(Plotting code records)
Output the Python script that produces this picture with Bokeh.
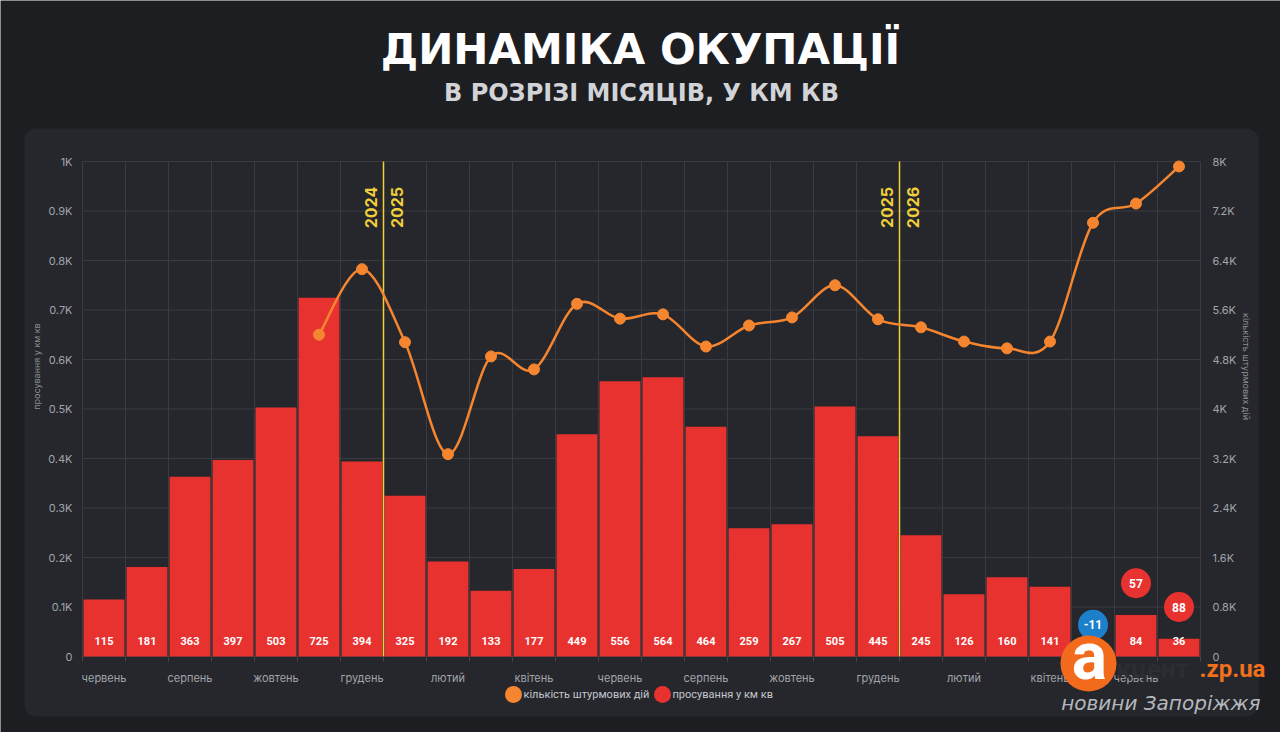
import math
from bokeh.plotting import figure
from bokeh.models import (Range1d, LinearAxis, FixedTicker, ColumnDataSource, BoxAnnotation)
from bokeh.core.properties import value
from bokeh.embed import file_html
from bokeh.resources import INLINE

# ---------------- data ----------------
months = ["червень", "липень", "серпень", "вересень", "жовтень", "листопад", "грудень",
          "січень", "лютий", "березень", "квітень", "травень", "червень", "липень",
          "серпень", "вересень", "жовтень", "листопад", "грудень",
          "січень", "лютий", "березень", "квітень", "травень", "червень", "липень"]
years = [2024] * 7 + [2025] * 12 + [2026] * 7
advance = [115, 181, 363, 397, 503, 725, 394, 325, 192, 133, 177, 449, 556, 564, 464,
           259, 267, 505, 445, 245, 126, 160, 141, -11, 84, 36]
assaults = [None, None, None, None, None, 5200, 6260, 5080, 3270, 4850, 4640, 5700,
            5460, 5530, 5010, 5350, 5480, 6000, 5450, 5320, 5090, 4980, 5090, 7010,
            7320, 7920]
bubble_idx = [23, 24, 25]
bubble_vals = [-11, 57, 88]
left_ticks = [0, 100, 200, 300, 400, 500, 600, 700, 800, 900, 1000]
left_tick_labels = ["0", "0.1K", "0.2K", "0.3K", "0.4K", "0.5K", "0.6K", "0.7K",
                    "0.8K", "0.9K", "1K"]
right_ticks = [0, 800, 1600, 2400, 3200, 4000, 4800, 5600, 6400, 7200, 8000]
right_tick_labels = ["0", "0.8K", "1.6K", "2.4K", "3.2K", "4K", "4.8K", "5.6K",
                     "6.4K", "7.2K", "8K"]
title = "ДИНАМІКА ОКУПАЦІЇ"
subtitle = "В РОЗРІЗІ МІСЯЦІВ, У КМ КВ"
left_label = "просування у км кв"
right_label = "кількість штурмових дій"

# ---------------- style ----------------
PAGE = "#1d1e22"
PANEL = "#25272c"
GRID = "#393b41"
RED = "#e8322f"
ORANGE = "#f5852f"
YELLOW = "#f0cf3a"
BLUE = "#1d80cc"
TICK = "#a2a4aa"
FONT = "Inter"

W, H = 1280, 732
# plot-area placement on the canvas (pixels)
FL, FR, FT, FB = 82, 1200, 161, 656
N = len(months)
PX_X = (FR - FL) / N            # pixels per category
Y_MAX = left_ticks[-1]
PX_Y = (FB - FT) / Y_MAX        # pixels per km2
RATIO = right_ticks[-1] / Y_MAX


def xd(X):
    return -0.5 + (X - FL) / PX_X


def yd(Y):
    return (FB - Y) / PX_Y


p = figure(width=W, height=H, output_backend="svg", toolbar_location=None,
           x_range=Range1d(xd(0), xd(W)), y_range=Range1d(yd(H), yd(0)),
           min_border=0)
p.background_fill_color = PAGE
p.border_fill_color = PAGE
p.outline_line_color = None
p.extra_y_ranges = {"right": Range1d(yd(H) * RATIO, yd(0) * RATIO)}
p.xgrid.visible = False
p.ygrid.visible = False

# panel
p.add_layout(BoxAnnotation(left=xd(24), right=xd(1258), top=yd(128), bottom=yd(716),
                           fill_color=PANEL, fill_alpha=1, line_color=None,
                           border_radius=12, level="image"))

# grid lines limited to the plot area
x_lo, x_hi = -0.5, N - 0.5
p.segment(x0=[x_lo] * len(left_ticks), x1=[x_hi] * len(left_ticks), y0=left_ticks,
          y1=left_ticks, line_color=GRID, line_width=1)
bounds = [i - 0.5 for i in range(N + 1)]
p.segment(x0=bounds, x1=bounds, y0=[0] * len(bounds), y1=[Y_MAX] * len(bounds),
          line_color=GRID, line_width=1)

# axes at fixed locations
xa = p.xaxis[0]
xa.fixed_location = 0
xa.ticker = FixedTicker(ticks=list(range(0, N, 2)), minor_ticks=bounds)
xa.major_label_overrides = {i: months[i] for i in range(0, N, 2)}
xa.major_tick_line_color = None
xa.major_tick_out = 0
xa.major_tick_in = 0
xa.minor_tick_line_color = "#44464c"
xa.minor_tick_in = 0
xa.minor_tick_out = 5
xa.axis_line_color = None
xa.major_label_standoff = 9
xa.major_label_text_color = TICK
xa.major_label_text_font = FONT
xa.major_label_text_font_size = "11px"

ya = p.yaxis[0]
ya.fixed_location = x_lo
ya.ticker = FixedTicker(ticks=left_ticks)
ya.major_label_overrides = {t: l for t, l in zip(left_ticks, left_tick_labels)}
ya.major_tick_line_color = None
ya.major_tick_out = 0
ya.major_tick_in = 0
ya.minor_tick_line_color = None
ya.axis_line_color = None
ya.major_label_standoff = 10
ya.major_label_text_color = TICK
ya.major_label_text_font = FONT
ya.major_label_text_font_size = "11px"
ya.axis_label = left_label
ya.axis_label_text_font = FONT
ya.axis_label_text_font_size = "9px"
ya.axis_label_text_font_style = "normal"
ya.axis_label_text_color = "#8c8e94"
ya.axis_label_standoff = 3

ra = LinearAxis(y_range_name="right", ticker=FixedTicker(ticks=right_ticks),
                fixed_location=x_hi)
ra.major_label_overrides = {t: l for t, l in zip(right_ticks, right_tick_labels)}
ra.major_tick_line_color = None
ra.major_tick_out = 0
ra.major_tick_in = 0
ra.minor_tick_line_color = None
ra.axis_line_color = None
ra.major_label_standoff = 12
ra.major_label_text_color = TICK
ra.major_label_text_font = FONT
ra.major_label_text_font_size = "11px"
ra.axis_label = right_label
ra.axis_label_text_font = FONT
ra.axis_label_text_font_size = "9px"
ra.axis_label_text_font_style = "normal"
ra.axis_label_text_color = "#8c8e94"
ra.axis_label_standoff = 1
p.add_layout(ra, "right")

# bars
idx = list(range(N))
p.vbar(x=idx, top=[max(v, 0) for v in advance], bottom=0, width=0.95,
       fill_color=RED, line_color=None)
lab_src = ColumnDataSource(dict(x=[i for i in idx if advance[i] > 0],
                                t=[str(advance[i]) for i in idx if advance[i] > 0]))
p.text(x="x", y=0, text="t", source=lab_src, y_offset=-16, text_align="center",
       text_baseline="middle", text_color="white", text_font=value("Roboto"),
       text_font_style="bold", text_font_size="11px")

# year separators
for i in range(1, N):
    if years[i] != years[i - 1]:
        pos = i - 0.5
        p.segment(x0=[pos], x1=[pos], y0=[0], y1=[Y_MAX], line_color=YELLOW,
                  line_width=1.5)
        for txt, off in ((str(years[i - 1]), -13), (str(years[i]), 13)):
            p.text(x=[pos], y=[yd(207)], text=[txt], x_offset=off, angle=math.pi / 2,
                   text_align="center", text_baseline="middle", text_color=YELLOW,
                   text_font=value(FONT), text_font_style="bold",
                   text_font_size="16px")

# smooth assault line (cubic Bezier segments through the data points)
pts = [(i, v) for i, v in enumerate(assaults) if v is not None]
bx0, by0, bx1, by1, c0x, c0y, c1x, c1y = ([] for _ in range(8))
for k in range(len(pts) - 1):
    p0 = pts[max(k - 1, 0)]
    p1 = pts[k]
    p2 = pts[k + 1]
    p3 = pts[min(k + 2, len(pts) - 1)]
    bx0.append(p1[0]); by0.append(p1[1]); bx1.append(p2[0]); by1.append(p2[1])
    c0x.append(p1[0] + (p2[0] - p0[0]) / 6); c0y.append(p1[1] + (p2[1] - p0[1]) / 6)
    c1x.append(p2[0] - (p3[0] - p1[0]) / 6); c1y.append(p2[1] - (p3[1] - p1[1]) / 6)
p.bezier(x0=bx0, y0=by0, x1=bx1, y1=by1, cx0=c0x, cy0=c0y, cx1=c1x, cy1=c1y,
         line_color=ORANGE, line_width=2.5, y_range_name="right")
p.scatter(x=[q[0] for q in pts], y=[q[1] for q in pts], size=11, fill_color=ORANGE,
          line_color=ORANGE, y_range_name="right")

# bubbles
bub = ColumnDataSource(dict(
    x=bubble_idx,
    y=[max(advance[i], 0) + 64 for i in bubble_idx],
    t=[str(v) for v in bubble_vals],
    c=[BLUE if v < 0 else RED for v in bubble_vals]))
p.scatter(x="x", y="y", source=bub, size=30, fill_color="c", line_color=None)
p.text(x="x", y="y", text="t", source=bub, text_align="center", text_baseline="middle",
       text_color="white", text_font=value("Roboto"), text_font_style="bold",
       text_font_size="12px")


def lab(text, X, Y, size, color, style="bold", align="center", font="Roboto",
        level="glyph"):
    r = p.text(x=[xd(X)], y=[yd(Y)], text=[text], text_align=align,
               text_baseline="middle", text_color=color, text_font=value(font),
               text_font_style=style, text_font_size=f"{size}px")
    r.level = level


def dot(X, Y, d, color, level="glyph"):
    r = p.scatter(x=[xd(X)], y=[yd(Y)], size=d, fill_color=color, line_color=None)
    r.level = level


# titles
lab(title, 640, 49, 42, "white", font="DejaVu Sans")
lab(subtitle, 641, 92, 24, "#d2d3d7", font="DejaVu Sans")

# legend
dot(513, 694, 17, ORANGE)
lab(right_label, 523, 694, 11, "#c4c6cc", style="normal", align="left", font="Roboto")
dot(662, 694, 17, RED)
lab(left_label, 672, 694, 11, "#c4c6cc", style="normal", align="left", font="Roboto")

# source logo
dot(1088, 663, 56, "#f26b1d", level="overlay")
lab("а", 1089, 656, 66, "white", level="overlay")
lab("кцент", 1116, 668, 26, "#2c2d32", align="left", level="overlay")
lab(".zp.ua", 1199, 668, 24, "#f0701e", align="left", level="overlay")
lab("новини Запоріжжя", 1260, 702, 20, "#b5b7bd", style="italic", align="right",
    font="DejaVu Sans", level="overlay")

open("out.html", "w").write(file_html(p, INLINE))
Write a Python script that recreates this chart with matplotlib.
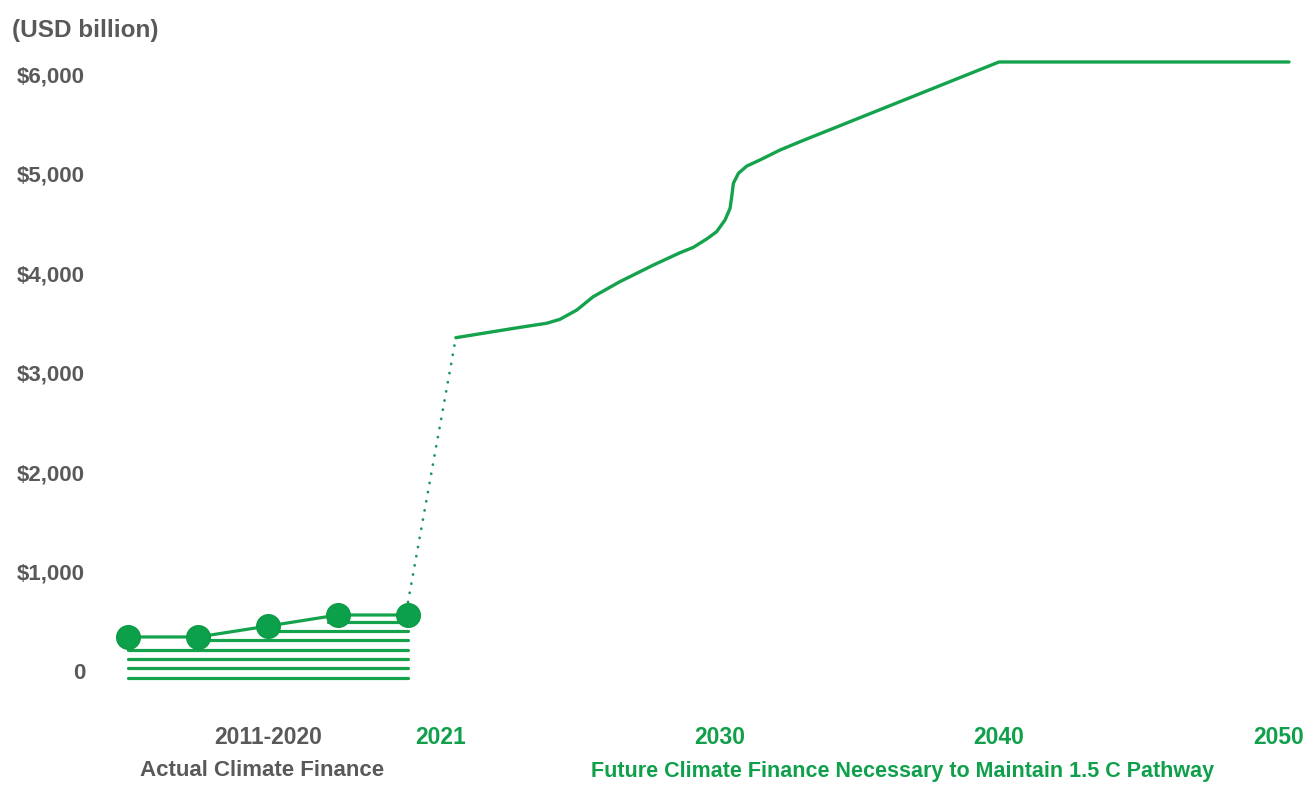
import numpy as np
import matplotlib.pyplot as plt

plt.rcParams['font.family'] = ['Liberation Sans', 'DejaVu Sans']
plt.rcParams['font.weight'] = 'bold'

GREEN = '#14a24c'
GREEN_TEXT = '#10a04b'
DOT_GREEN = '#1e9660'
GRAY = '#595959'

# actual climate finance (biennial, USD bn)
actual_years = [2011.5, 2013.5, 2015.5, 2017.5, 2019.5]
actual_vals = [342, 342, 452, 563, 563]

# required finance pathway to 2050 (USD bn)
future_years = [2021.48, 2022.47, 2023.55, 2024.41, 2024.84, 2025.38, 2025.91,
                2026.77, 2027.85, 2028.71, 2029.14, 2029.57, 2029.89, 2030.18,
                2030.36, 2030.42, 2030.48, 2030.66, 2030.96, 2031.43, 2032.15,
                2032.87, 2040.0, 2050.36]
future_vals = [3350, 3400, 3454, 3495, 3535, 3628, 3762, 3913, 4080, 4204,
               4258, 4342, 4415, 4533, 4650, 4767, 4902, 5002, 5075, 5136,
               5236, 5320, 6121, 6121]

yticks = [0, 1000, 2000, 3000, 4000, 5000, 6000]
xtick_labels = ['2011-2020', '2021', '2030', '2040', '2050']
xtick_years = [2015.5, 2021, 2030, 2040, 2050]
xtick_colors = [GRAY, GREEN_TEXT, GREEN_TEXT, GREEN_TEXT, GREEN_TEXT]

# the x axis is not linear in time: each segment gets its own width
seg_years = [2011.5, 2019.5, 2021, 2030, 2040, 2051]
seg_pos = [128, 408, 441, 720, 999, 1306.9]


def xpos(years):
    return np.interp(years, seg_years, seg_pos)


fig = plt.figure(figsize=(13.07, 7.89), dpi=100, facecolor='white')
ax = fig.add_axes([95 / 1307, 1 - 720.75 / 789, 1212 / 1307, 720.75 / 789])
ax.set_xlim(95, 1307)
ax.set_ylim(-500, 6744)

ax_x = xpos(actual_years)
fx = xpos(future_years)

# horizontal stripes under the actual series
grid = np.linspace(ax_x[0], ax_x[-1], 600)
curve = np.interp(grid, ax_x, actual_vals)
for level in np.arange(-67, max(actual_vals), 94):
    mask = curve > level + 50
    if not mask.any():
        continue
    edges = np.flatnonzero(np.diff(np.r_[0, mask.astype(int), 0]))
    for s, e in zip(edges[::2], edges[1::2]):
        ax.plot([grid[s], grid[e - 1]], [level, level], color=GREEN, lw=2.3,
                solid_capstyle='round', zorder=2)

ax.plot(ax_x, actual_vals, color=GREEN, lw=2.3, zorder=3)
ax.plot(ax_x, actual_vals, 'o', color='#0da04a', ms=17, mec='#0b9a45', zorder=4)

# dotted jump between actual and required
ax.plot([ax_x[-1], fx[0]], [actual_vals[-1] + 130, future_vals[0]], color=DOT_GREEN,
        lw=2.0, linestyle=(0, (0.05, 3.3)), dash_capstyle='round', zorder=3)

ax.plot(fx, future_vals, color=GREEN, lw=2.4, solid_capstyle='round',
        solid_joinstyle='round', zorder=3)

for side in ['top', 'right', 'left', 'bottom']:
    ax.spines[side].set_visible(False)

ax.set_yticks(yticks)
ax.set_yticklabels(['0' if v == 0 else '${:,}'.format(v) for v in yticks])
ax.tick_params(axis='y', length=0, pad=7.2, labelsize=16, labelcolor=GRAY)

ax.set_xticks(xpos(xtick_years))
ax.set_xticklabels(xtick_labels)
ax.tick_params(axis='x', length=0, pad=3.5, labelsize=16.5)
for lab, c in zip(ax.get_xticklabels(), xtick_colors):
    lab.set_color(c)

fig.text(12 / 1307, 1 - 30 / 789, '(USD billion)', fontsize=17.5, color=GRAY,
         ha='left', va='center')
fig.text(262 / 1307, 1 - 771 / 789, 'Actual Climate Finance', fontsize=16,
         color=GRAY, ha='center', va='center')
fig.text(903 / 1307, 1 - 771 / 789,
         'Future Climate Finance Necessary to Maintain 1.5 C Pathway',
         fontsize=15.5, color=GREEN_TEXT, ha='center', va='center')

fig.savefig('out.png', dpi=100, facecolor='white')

* [Directions for this task] Repeat exactly the stretch of lines that opens with the line containing "Write a Python" and closes with the line containing "return np.interp(years, seg_years, seg_pos)". Leave the pictures out, and add nothing.

* [Output of the task]
Write a Python script that recreates this chart with matplotlib.
import numpy as np
import matplotlib.pyplot as plt

plt.rcParams['font.family'] = ['Liberation Sans', 'DejaVu Sans']
plt.rcParams['font.weight'] = 'bold'

GREEN = '#14a24c'
GREEN_TEXT = '#10a04b'
DOT_GREEN = '#1e9660'
GRAY = '#595959'

# actual climate finance (biennial, USD bn)
actual_years = [2011.5, 2013.5, 2015.5, 2017.5, 2019.5]
actual_vals = [342, 342, 452, 563, 563]

# required finance pathway to 2050 (USD bn)
future_years = [2021.48, 2022.47, 2023.55, 2024.41, 2024.84, 2025.38, 2025.91,
                2026.77, 2027.85, 2028.71, 2029.14, 2029.57, 2029.89, 2030.18,
                2030.36, 2030.42, 2030.48, 2030.66, 2030.96, 2031.43, 2032.15,
                2032.87, 2040.0, 2050.36]
future_vals = [3350, 3400, 3454, 3495, 3535, 3628, 3762, 3913, 4080, 4204,
               4258, 4342, 4415, 4533, 4650, 4767, 4902, 5002, 5075, 5136,
               5236, 5320, 6121, 6121]

yticks = [0, 1000, 2000, 3000, 4000, 5000, 6000]
xtick_labels = ['2011-2020', '2021', '2030', '2040', '2050']
xtick_years = [2015.5, 2021, 2030, 2040, 2050]
xtick_colors = [GRAY, GREEN_TEXT, GREEN_TEXT, GREEN_TEXT, GREEN_TEXT]

# the x axis is not linear in time: each segment gets its own width
seg_years = [2011.5, 2019.5, 2021, 2030, 2040, 2051]
seg_pos = [128, 408, 441, 720, 999, 1306.9]


def xpos(years):
    return np.interp(years, seg_years, seg_pos)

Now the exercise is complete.